Daher sollte man auch immer bei Studien sich die Frage stellen: "Cui bono?"
Do sugar-sweetened beverages like soda and fruit drinks cause obesity and diabetes? The answer may depend on who funds the research asking the question.
An analysis of 60 studies found 26 out of 26 papers that failed to find a link between sugar-sweetened beverages and obesity or diabetes were funded by industry sources, compared to one industry-funded study out of the 34 that did find a connection.
Regulations, taxes and nutrition guidance hinge on whether these drinks cause health problems, but opponents of those initiatives continue to question whether the drinks are to blame, the study team writes in the Annals of Internal Medicine.
“If it were truly controversial, you would expect some of the independently funded studies would not find associations,” said Dr. Dean Schillinger, lead author of the analysis, from the University of California, San Francisco.

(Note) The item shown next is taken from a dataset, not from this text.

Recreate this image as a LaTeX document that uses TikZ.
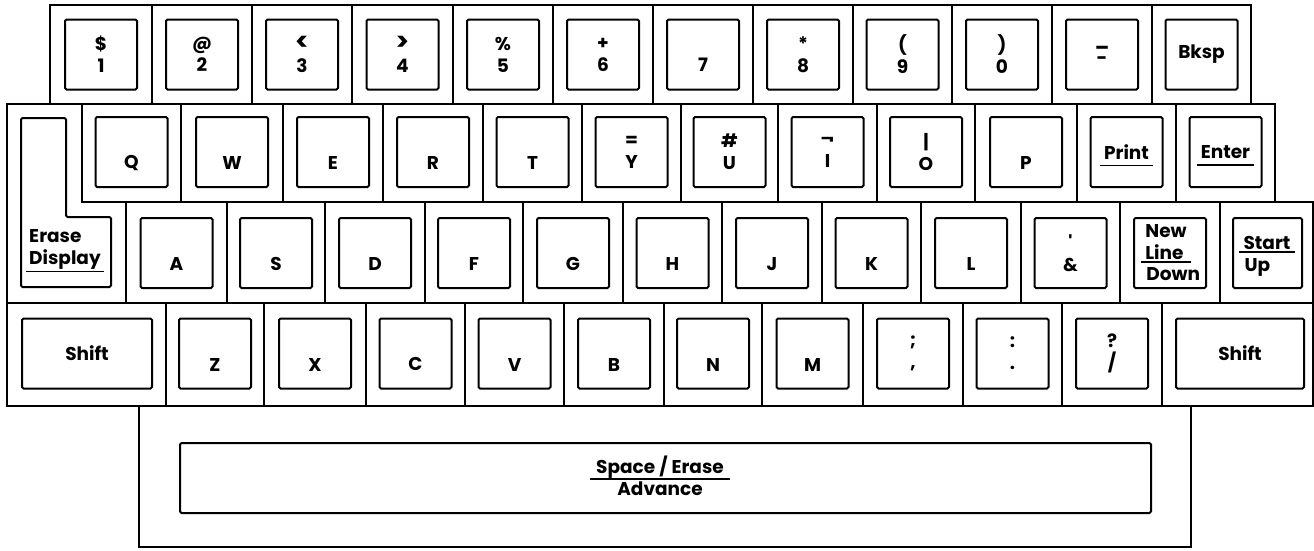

For their analysis, the researchers looked for studies published from January 2001 through July 2016 that tested the health effects of sugar-sweetened beverages. Studies sponsored by competing industries like dairy and bottled water were excluded from the analysis.
Twenty six studies failed to find links between the drinks and obesity or diabetes, and all of them were industry-funded. Another 34 studies did find associations between the drinks and those health outcomes, but just one was industry-funded.